In today’s marketplace, the ability to write well is more crucial than at any other point in history. The written word rules the roost online. So you’d better be sure your writing is engaging, snappy and right for your brand.
But there’s a fly in the ointment.
Writing is hard. Writing well is even harder. So an app that claims to improve your copy, with minimal additional effort on your part, sounds pretty compelling. Just imagine: no more late ones lit only by the cornea-piercing-white of a word doc. Glory be.
Enter Writefull and their chest-puffing tagline: A new way of writing with confidence.
Writefull: What’s the deal?
Writefull’s pitch relies on the premise that people use Google to check if their writing is correct. Select a chunk of text, run a few different alternatives through the search giant and the one that returns the highest number of results wins.
The Writefull app makes this process native, with a pop-up that can be activated within your word documents. Select a chunk of text, activate Writefull and the app will tell you how many times the combo of words has been used in its database (Writefull pulls data from Google Books and selected web material - this is effectively based on corpus linguistics: analysing huge databases of writing to study the way words are used in different contexts).
High number of results = keep it, low number of results = change it.
The jury is out...
The trouble is that using Google results as a metric of good penmanship is like a runner measuring her progress by tracking how many chocolate bars she has eaten.
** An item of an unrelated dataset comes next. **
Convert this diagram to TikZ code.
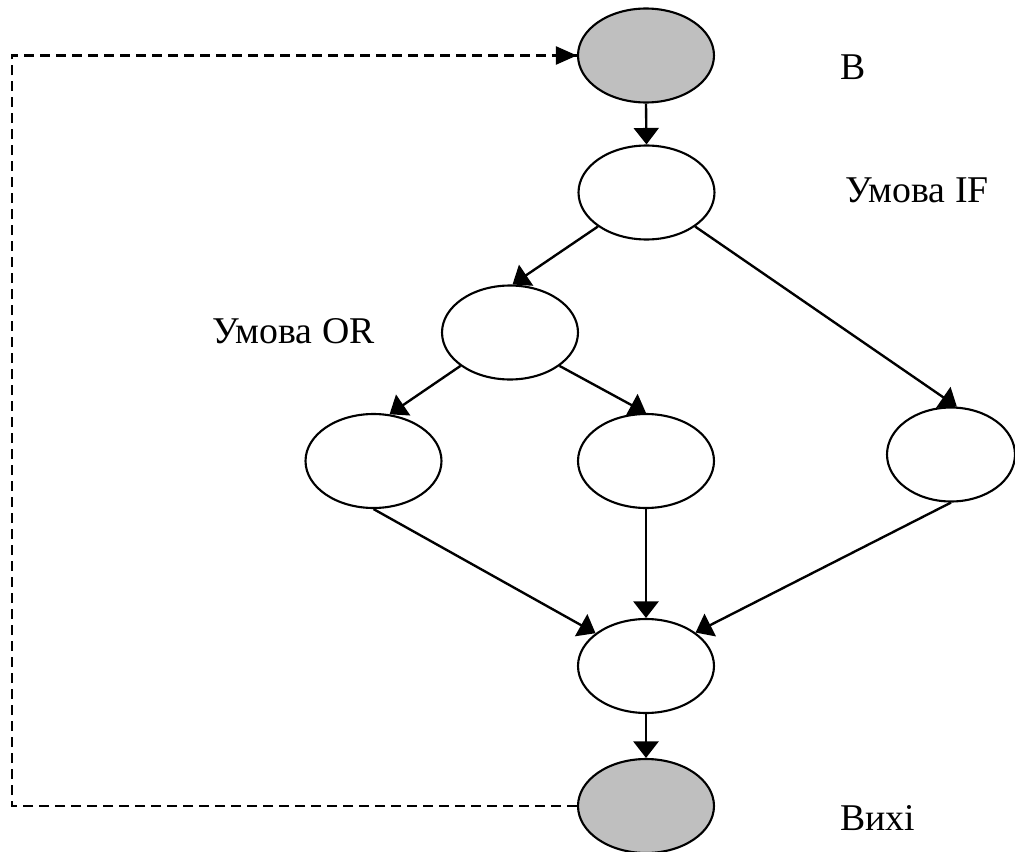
\documentclass[tikz,border=0pt]{standalone}
\usepackage{fontspec}
\setmainfont{Liberation Serif}
\usetikzlibrary{shapes.geometric,arrows.meta}

\tikzset{
  vertex/.style={ellipse, draw=black, line width=1.2pt, fill=white,
    minimum width=2.72cm, minimum height=1.88cm, inner sep=0pt},
  term/.style={vertex, fill=black!25},
  flow/.style={line width=1.35pt, -{Triangle[length=0.33cm, width=0.5cm]}},
  back/.style={line width=1.3pt, dash pattern=on 0.2cm off 0.12cm},
  caption/.style={anchor=base west, inner sep=0pt, font=\fontsize{21.5}{25}\selectfont}
}

\begin{document}
\begin{tikzpicture}[x=0.02cm, y=-0.02cm]
  \useasboundingbox (0,0) rectangle (1015,852);

  % graph vertices
  \node[term]   (start) at (646,55.5) {};
  \node[vertex] (cif)   at (646.5,192.5) {};
  \node[vertex] (cor)   at (510,332.5) {};
  \node[vertex] (l)     at (373.5,461) {};
  \node[vertex] (m)     at (646,461) {};
  \node[vertex, minimum width=2.56cm] (r) at (951,454.5) {};
  \node[vertex] (join)  at (646,666) {};
  \node[term]   (stop)  at (646,806) {};

  % captions
  \node[caption] (tB)   at (840,79)  {В};
  \node[caption] (tIF)  at (845,202) {Умова IF};
  \node[caption] (tOR)  at (212,343) {Умова OR};
  \node[caption] (tOut) at (840,830) {Вихі};

  % edges
  \draw[flow] (start.south) -- (cif.north);
  \draw[flow] (cif.215) -- (cor.87);
  \draw[flow] (cif.325) -- (r.83);
  \draw[flow] (cor.214) -- (l.71);
  \draw[flow] (cor.326) -- (m.north);
  \draw[flow] (l.south) -- (join.147);
  \draw[flow] (m.south) -- (join.north);
  \draw[flow] (r.south) -- (join.34);
  \draw[flow] (join.south) -- (stop.north);

  % return loop
  \coordinate (lb) at (12,806);
  \coordinate (lt) at (12,55.5);
  \draw[back] (stop.west) -- (lb) -- (lt) -- (start.west);
  \draw[line width=1.3pt, -{Triangle[length=0.42cm, width=0.36cm]}]
    ([xshift=-0.5cm]start.west) -- (start.west);
\end{tikzpicture}
\end{document}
It doesn’t work. And it’s not really relevant.
“A metric of good writing” returns way more results in Google than “A metric of good penmanship”. That doesn’t make the first option better. It just means it’s more common.
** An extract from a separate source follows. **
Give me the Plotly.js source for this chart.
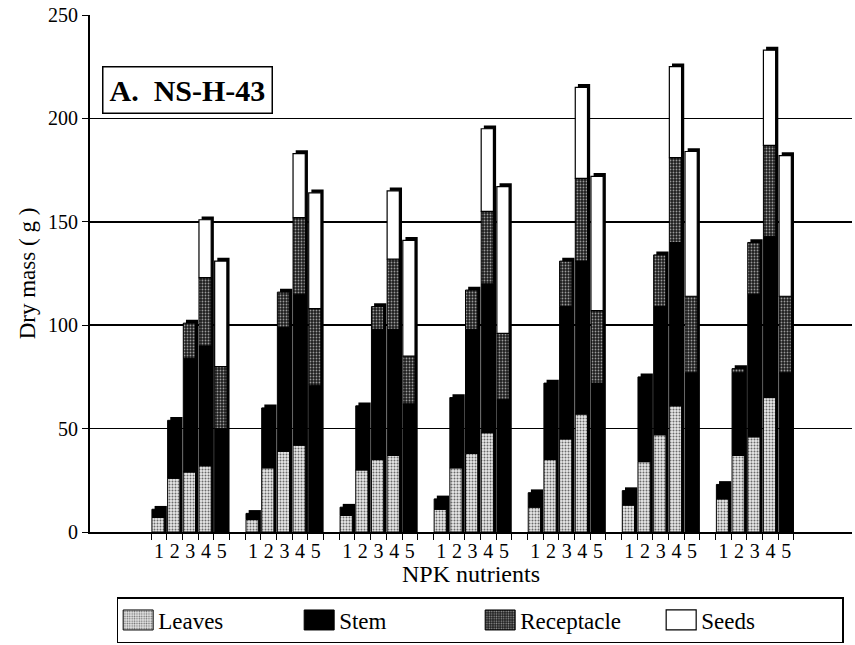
<!DOCTYPE html>
<html>
<head>
<meta charset="utf-8">
<script src="https://cdn.plot.ly/plotly-3.0.1.min.js"></script>
<style>html,body{margin:0;padding:0;background:#fff;}#chart{width:855px;height:645px;}</style>
</head>
<body>
<div id="chart"></div>
<script>
// NPK treatment labels inside each group
const barLabels = ["1", "2", "3", "4", "5"];
const groupCount = 7;

// Dry mass (g), 7 groups x 5 NPK levels, listed group by group
const leaves = [
  7, 26, 29, 32, 0,
  6, 31, 39, 42, 0,
  8, 30, 35, 37, 0,
  11, 31, 38, 48, 0,
  12, 35, 45, 57, 0,
  13, 34, 47, 61, 0,
  16, 37, 46, 65, 0
];
const stem = [
  4, 28, 55, 58, 50,
  3, 29, 60, 73, 71,
  4, 31, 63, 61, 62,
  5, 34, 60, 72, 64,
  7, 37, 64, 74, 72,
  7, 41, 62, 79, 77,
  7, 40, 69, 78, 77
];
const receptacle = [
  0, 0, 17, 33, 30,
  0, 0, 17, 37, 37,
  0, 0, 11, 34, 23,
  0, 0, 19, 35, 32,
  0, 0, 22, 40, 35,
  0, 0, 25, 41, 37,
  0, 2, 25, 44, 37
];
const seeds = [
  0, 0, 0, 28, 51,
  0, 0, 0, 31, 56,
  0, 0, 0, 33, 56,
  0, 0, 0, 40, 71,
  0, 0, 0, 44, 65,
  0, 0, 0, 44, 70,
  0, 0, 0, 46, 68
];

const per = barLabels.length;
const step = per + 1;
const n = leaves.length;
const xs = [], tickText = [];
for (let i = 0; i < n; i++) {
  xs.push(Math.floor(i / per) * step + (i % per) + 1);
  tickText.push(barLabels[i % per]);
}
const minorVals = [];
for (let g = 0; g < groupCount; g++) {
  for (let b = 0; b <= per; b++) minorVals.push(g * step + b + 0.5);
}

const base1 = leaves.slice();
const base2 = leaves.map((v, i) => v + stem[i]);
const base3 = base2.map((v, i) => v + receptacle[i]);
const totals = base3.map((v, i) => v + seeds[i]);
const nz = arr => arr.map(v => (v > 0 ? v : null));

const W = 0.78, OFF = -0.45;
const common = { type: "bar", x: xs, width: W, offset: OFF, hoverinfo: "y+name" };

const depth = {
  type: "bar", x: xs, y: totals.map(v => v + 1.6), base: 0,
  width: W, offset: OFF + 0.17,
  marker: { color: "#000", line: { width: 0 } },
  showlegend: false, hoverinfo: "skip"
};

const tLeaves = Object.assign({}, common, {
  name: "Leaves", y: nz(leaves), base: 0,
  marker: { color: "#e2e2e2", line: { color: "#000", width: 1 },
    pattern: { shape: ".", fgcolor: "#6a6a6a", bgcolor: "#e8e8e8", size: 3, solidity: 0.35 } }
});
const tStem = Object.assign({}, common, {
  name: "Stem", y: nz(stem), base: base1,
  marker: { color: "#000", line: { color: "#000", width: 1 } }
});
const tRec = Object.assign({}, common, {
  name: "Receptacle", y: nz(receptacle), base: base2,
  marker: { color: "#2a2a2a", line: { color: "#000", width: 1 },
    pattern: { shape: ".", fgcolor: "#9a9a9a", bgcolor: "#1e1e1e", size: 3, solidity: 0.3 } }
});
const tSeeds = Object.assign({}, common, {
  name: "Seeds", y: nz(seeds), base: base3,
  marker: { color: "#fff", line: { color: "#000", width: 1.2 } }
});

const serif = "Liberation Serif";

const layout = {
  width: 855, height: 645,
  margin: { l: 90, r: 3, t: 15, b: 112 },
  paper_bgcolor: "#fff", plot_bgcolor: "#fff",
  barmode: "overlay",
  font: { family: serif, color: "#000", size: 20 },
  xaxis: {
    range: [-3.4, 45.2], automargin: false,
    tickmode: "array", tickvals: xs, ticktext: tickText,
    ticks: "", showgrid: false, zeroline: false,
    showline: true, linecolor: "#000", linewidth: 1.5,
    tickfont: { family: serif, size: 20 },
    minor: { tickvals: minorVals, ticks: "outside", ticklen: 6, tickwidth: 1, tickcolor: "#000", showgrid: false },
    title: { text: "NPK nutrients", font: { family: serif, size: 24 }, standoff: 0 }
  },
  yaxis: {
    range: [0, 250], tickvals: [0, 50, 100, 150, 200, 250], automargin: false,
    ticks: "outside", ticklen: 6, tickcolor: "#000", tickwidth: 1,
    showgrid: true, gridcolor: "#000", gridwidth: 1.5,
    zeroline: false, showline: true, linecolor: "#000", linewidth: 2,
    tickfont: { family: serif, size: 20 },
    title: { text: "Dry mass ( g )", font: { family: serif, size: 23 }, standoff: 6 }
  },
  legend: {
    orientation: "h", x: 0.035, xanchor: "left", y: -0.1236, yanchor: "top",
    bordercolor: "#000", borderwidth: 1.5, bgcolor: "#fff",
    font: { family: serif, size: 23 },
    entrywidth: 136, entrywidthmode: "pixels",
    traceorder: "normal"
  },
  annotations: [{
    xref: "paper", yref: "paper", x: 0.0157, y: 0.9015, xanchor: "left", yanchor: "top",
    text: "<b>A.&nbsp;&nbsp;NS-H-43</b>", showarrow: false,
    font: { family: serif, size: 30, color: "#000" },
    bordercolor: "#000", borderwidth: 1.5, borderpad: 6, bgcolor: "#fff"
  }]
};

Plotly.newPlot("chart", [depth, tLeaves, tStem, tRec, tSeeds], layout, { displayModeBar: false, staticPlot: true })
  .then(gd => {
    // enlarge legend swatches to wide rectangles like the original key
    gd.querySelectorAll(".legend .traces .legendpoints path").forEach(p => {
      p.setAttribute("d", "M15,10H-15V-10H15Z");
    });
  });
</script>
</body>
</html>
Using Google to arbitrate your writing in this way pushes you, me and everyone else towards homogenised writing. Writing that loses its spark. Writing that’s about as edgy as a space hopper. Individuality is replaced with conformity. Rock and roll.
Where Writefull comes up trumps
No matter how expansive their vocabulary, any writer is required to jostle with synonyms on a regular basis. Writefull allows you to select a word and will return a list of synonyms based on how frequently they have been used in real-world published texts. That’s pretty useful - and means you don’t have to leave your word doc to check out thesaurus.com. (Flipping to your browser risks disrupting your flow.)
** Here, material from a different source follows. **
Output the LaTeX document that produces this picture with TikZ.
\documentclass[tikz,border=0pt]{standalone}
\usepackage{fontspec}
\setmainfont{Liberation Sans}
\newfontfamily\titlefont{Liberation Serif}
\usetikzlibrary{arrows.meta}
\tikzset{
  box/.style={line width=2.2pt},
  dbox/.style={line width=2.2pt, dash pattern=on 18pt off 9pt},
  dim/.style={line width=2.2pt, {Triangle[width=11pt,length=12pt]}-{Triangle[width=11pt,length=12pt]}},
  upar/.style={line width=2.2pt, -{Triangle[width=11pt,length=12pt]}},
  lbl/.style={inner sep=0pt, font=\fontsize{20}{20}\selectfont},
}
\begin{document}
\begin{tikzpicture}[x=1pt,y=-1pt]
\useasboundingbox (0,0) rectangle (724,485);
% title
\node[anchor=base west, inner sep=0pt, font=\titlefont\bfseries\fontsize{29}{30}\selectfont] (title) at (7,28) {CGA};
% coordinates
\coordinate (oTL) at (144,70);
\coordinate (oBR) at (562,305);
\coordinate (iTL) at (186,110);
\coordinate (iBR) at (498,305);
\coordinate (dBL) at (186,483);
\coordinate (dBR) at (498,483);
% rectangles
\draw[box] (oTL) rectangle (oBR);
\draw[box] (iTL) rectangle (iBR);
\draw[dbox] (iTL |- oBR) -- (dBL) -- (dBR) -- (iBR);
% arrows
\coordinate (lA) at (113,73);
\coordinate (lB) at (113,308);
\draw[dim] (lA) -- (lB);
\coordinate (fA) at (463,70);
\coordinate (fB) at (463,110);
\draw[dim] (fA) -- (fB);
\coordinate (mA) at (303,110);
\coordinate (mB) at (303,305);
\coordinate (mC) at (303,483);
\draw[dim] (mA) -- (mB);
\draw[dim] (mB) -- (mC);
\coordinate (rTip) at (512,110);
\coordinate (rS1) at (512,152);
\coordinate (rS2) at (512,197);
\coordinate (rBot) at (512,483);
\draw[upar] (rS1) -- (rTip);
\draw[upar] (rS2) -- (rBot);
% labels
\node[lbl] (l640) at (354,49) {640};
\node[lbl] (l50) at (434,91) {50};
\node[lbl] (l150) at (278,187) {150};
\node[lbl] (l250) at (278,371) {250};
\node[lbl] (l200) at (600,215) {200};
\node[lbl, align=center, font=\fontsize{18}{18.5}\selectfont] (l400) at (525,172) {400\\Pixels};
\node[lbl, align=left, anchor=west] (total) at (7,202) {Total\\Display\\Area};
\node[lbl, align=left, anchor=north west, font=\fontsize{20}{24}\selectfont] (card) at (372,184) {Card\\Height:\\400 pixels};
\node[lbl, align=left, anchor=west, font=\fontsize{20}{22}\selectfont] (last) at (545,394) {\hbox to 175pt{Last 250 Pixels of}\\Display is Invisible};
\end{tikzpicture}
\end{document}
You can also find the synonyms used most frequently with the words immediately preceding and following the selected word in your text (the collocates if you want to be smart/geeky/annoying). Any fellow language lovers will agree that’s a pretty awesome feature.
In conclusion?
Writefull’s use as a credible writer’s tool is dubious. Yes, the synonyms features mentioned above are nifty. But in terms of improving your writing, Writefull falls flat. Using the number of results your samples return in Google is just not a viable way to live your life as a writer - unless you want to wave goodbye to creativity.
The pricing structure is really complicated too.
Maybe I’m not the target audience. Perhaps the over-simple nature of Writefull is designed for writers who don’t have English as their native tongue and require contextual support with the most synonymously rich language on the planet. (This audience targeting is not explicitly mentioned by Writefull but is perhaps given credence by the Chinese twang to the narrator’s patter in the introductory video.)
You can take a look at Writefull at writefullapp.com. It can help with synonym geekiness. But for flawless copy, you’re better off grabbing a coffee and embracing those late ones at your desk. And if you just can’t stomach it, hire a copywriter.